Le Chene, 12625 W. Sierra Highway, Saugus, (805) 251-4315. Open for lunch and dinner daily. All major credit cards accepted. Dinner for two, food only, $36-$60.

Le Crocodile Bistro, probably the best-known restaurant in the Santa Clarita Valley, is tucked into a shopping center in Newhall, two blocks east of the Golden State Freeway. Its decor combines an Art Deco bar, a hint of Mission Style in the arch looking into the kitchen and faintly Japanese wooden dowels on the walls (or was the place an exercise studio before and the stall bars were never taken down?).

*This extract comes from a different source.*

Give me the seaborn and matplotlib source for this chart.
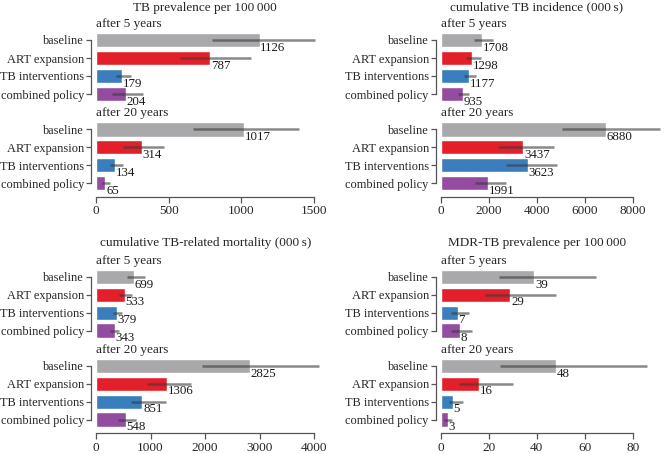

The menu is a combination of ‘50s French, dishes like sole almondine (rather bland sole in cream sauce with toasted almond slices), together with the odd item from the avant-garde of the ‘70s like pasta primavera or beefsteak with both black and green peppercorns. There are nice touches--pureed yams, a homey side dish of fried mashed potatoes flavored with pepper and chives--and fancy ones, like the swan concocted out of choux paste in which the tarragon-flavored mousse de volaille is served.

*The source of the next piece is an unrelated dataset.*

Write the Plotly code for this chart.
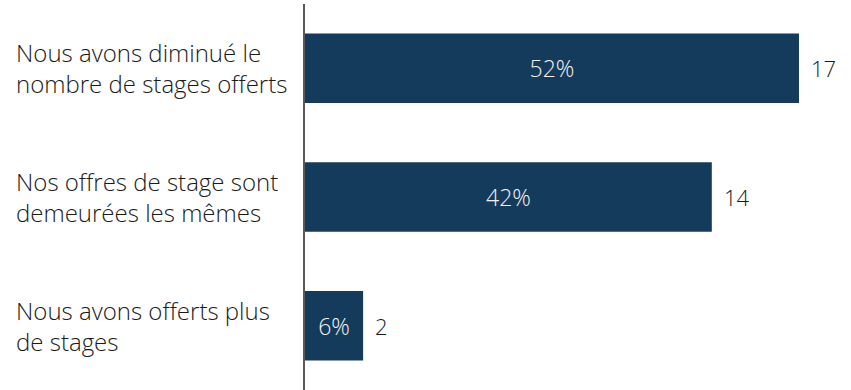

In other words, it has the feeling of a brave outpost, a place where the waiter works hard to sell you on the exotic idea of duck in a timid Calvados sauce. It tends to over-salt things, too, notably the mousse and the escargots. There is, however, a good buttery triple chocolate cake topped with shaved chocolate.

Le Crocodile Bistro, 24246 Lyons Ave., Valencia, (818) 362-6341 or (805) 255-8181. Open for lunch Monday through Friday, for dinner Monday through Saturday. All major credit cards accepted. Dinner for two, $30-$50.

The Blue Moon is a true oddity. Located in the almost nonexistent town of Castaic Junction in an old building that suggests both Pagan Polynesia and Old California Stage Stop (in the bar an electric train runs along a ledge around the walls), it features Cajun, Continental, surf & turf and Mexican dishes, and the menu begins with a long list of savage Polynesian rum drinks.

Odd, but the Santa Clarita Valley loves it. The Blue Moon really pulls in the business suits at lunch. It’s gourmet central.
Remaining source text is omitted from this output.